C++ Library for Model Evaluation¶
- Author:
Buck Baskin @buck@fosstodon.org
- Created:
2023-01-08
- Updated:
2023-04-05
- Parent Design:
- See Also:
- Status:
Merged
Overview¶
FormaK aims to combine symbolic modeling for fast, efficient system modelling with code generation to create performant code that is easy to use.
The values (in order) are:
Easy to use
Performant
The Five Key Elements the library provides to achieve this (see parent) are:
Python Interface to define models
Python implementation of the model and supporting tooling
Integration to scikit-learn to leverage the model selection and parameter tuning functions
C++ and Python to C++ interoperability for performance
C++ interfaces to support a variety of model uses
This design provides the initial implementation of fifth of the Five Keys “C++ interfaces to support a variety of model uses”.
Solution Approach¶
The basic step will be to translate from Sympy to C++. Sympy provides this functionality as one of two systems: code printers and code generators. To enable additional customization, the initial implementation will use the code printers with templating instead of the code generators (which provide additional functionality at the expense of additional constraints).
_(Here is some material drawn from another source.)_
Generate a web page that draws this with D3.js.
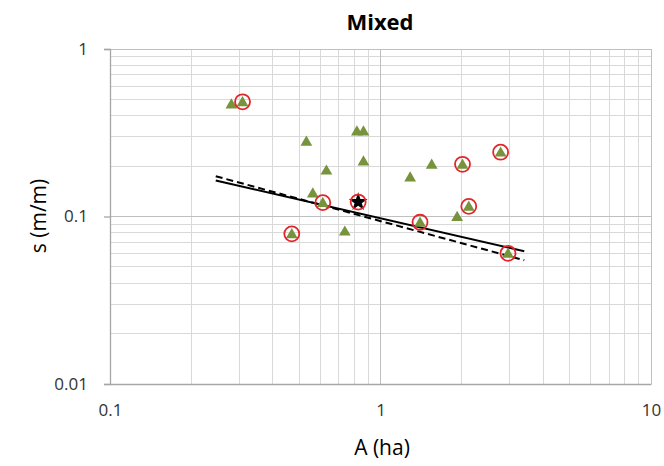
<!DOCTYPE html>
<html><head><meta charset="utf-8">
<script src="https://cdn.jsdelivr.net/npm/d3@7"></script>
<style>body{margin:0;background:#fff}svg{display:block}text{font-family:"Open Sans","Noto Sans",sans-serif}</style>
</head><body><svg id="c" width="664" height="466"></svg>
<script>
// Data
const triA   = [0.281, 0.309, 0.532, 0.818, 0.865, 0.865, 0.631, 0.562, 0.612, 0.470, 0.738, 1.287, 1.546, 2.01, 2.78, 2.12, 1.92, 1.40, 2.96];
const triS   = [0.469, 0.484, 0.281, 0.324, 0.324, 0.214, 0.189, 0.138, 0.121, 0.0788, 0.0817, 0.172, 0.205, 0.205, 0.242, 0.115, 0.100, 0.0924, 0.0603];
const circA  = [0.309, 0.612, 0.470, 0.827, 2.01, 2.78, 2.12, 1.40, 2.96];
const circS  = [0.484, 0.121, 0.0788, 0.122, 0.205, 0.242, 0.115, 0.0924, 0.0603];
const starA  = [0.827];
const starS  = [0.122];
const fitA   = [0.246, 3.40];
const fitSolid  = [0.164, 0.062];
const fitDashed = [0.174, 0.0548];
const xTicks = [0.1, 1, 10];
const yTicks = [0.01, 0.1, 1];
const title = "Mixed", xTitle = "A (ha)", yTitle = "s (m/m)";

const svg = d3.select("#c");
const x = d3.scaleLog().domain([0.1, 10]).range([110, 651]);
const y = d3.scaleLog().domain([0.01, 1]).range([384, 49]);

const minor = (lo, hi) => { const o=[]; for (let e=lo;e<hi;e++) for (let m=2;m<=9;m++) o.push(m*Math.pow(10,e)); return o; };
const g = svg.append("g");
g.selectAll(".vx").data(minor(-1,1)).join("line")
  .attr("x1", d=>x(d)).attr("x2", d=>x(d)).attr("y1", y(1)).attr("y2", y(0.01))
  .attr("stroke", "#d9d9d9").attr("stroke-width", 1).attr("shape-rendering","crispEdges");
g.selectAll(".hy").data(minor(-2,0)).join("line")
  .attr("y1", d=>y(d)).attr("y2", d=>y(d)).attr("x1", x(0.1)).attr("x2", x(10))
  .attr("stroke", "#d9d9d9").attr("stroke-width", 1).attr("shape-rendering","crispEdges");
g.selectAll(".mx").data(xTicks).join("line")
  .attr("x1", d=>x(d)).attr("x2", d=>x(d)).attr("y1", y(1)).attr("y2", y(0.01))
  .attr("stroke", "#bfbfbf").attr("stroke-width", 1).attr("shape-rendering","crispEdges");
g.selectAll(".my").data(yTicks).join("line")
  .attr("y1", d=>y(d)).attr("y2", d=>y(d)).attr("x1", x(0.1)).attr("x2", x(10))
  .attr("stroke", "#bfbfbf").attr("stroke-width", 1).attr("shape-rendering","crispEdges");

const xAxis = d3.axisBottom(x).tickValues(xTicks).tickFormat(d3.format("~g")).tickSize(0).tickPadding(20);
const yAxis = d3.axisLeft(y).tickValues(yTicks).tickFormat(d3.format("~g")).tickSize(6).tickPadding(16);
const ax = svg.append("g").attr("transform", `translate(0,${y(0.01)})`).call(xAxis);
const ay = svg.append("g").attr("transform", `translate(${x(0.1)},0)`).call(yAxis);
[ax, ay].forEach(a => {
  a.select(".domain").attr("stroke", "#a6a6a6").attr("stroke-width", 1.3);
  a.selectAll(".tick line").attr("stroke", "#a6a6a6").attr("stroke-width", 1.3);
  a.selectAll("text").attr("font-size", 17).attr("fill", "#333");
});

const line = d3.line().x(d=>x(d[0])).y(d=>y(d[1]));
svg.append("path").datum(d3.zip(fitA, fitDashed)).attr("d", line)
  .attr("fill","none").attr("stroke","#000").attr("stroke-width",2).attr("stroke-dasharray","7,4");
svg.append("path").datum(d3.zip(fitA, fitSolid)).attr("d", line)
  .attr("fill","none").attr("stroke","#000").attr("stroke-width",2);

const tri = d3.symbol().type(d3.symbolTriangle).size(60);
svg.selectAll(".tri").data(d3.zip(triA, triS)).join("path")
  .attr("d", tri).attr("transform", d=>`translate(${x(d[0])},${y(d[1])+1})`)
  .attr("fill", "#77933c");

const star = d3.symbol().type(d3.symbolStar).size(110);
svg.selectAll(".star").data(d3.zip(starA, starS)).join("path")
  .attr("d", star).attr("transform", d=>`translate(${x(d[0])},${y(d[1])})`)
  .attr("fill", "#000");

svg.selectAll(".circ").data(d3.zip(circA, circS)).join("circle")
  .attr("cx", d=>x(d[0])).attr("cy", d=>y(d[1])).attr("r", 7.5)
  .attr("fill", "none").attr("stroke", "#e3262b").attr("stroke-width", 1.8);

svg.append("text").attr("x", 380).attr("y", 30).attr("text-anchor","middle")
  .attr("font-size", 22).attr("font-weight","bold").attr("fill","#000").text(title);
svg.append("text").attr("x", 382).attr("y", 455).attr("text-anchor","middle")
  .attr("font-size", 21).attr("fill","#000").text(xTitle);
svg.append("text").attr("transform", "translate(46,216) rotate(-90)").attr("text-anchor","middle")
  .attr("font-size", 21).attr("fill","#000").text(yTitle);
</script></body></html>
The follow on work to refactor will be important in order to make sure that the library remains easy to use. This will include cleaning up the Python and C++ templates as well as using a Bazel macro to make the C++ generation a unified rule instead of hand-rolling multiple rules.
The key classes in the implementation are:
ui.Model
: User interface class encapsulating the information required to define the modelcpp.Model
: (new) Class encapsulating the model for generating a model in C++
The key output classes will be:
class Model
: C++ header and source file corresponding to the implementation of the model. Generated with a namespace and name customization
Tooling¶
Along with the class Model
implementation, also provide an Extended Kalman Filter
implementation to quantify variance (based on best fit of a Kalman Filter to
data) and outliers (innovation as a function of variance).
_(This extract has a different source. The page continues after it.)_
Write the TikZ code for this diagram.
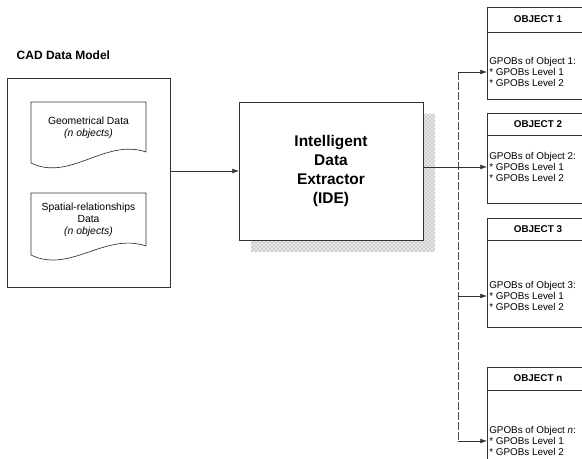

The key classes involved are:
cpp.Model
: (new) Class encapsulating the model for running a model efficiently in C++cpp.ExtendedKalmanFilter
: (new)Constructor should accept state type, state to state process model (
py.Model
?ui.Model
?), process noise, sensor types, state to sensor models, sensor noiseProcess Model Function: take in current state, current variance, dt/update time. Return new state, new variance
Sensor Model Function: take in current state, current variance, sensor id, sensor reading
These two classes will likely share a lot under the hood because they both want to run C++ efficiently; however, they’ll remain independent classes to start for a separation of concerns. These two classes will also share an interface with the Python implementation as much as is reasonable to provide easier interopoeration between the two languages (for Key Element #4)
Sympy¶
Key Features used from Sympy that should translate across both Python and C++ implementations:
Math¶
Following the EKF math from Probabilistic Robotics
S. Thrun, W. Burgard, and D. Fox, Probabilistic robotics. Cambridge, Mass.: Mit Press, 2010.
Feature Tests¶
This feature is specific to the C++ interface. There will be two feature tests:
UI -> C++: Simple 2D model of a parabolic trajectory converting from
ui.Model
tocpp.Model
Tooling: Simple 2D model of a parabolic trajectory converting from
ui.Model
tocpp.ExtendedKalmanFilter
Road Map and Process¶
Write a design
Write a feature test(s)
Build a simple prototype
Pass feature tests
Refactor/cleanup
Build an instructive prototype (e.g. something that looks like the project vision but doesn’t need to be the full thing)
Add unit testing, etc
Refactor/cleanup
Write up successes, retro of what changed (so I can check for this in future designs)
Post Review¶
2023-04-05¶
This deisgn took way longer to implement than I’d hoped. I’m going to instead aim for designs that should take about a month and then review after the fact. In this case, I’m off by a factor of 3…
Design Changes - Code¶
Complete rewrite of C++ interface for EKF
Implementation patterns for EKF
Iterated on multiple code patterns for generating C++
Long list of TODOs for internal improvements but shipping for now
C++ stats header
Not using common subexpression elimination yet for C++ generation
Skipped EKF math for probability of each reading
Added new checks for “model collapse” to zero covariance with sympy solve (nonlinsolve)
Changed of process noise definition to match process definition with keys instead of indexing
Refactored for common functions across py/cpp, model/EKF
Spent lots of time making generated whitespace look nicer
Never found a satisfying mix of Jinja template vs Python codegen
Design Changes - Tooling¶
docs diff for Github Actions
precommit as a tool
bazel rule to automate C++ generation
py modernize tooling
format strings
yield from
Some Things I Learned I Didn’t Know¶
C++ toolchains in bazel
Managing Docker containers and cleanup doing edit-run-observe-kill loop
clang-tidy in bazel
Mental model of bazel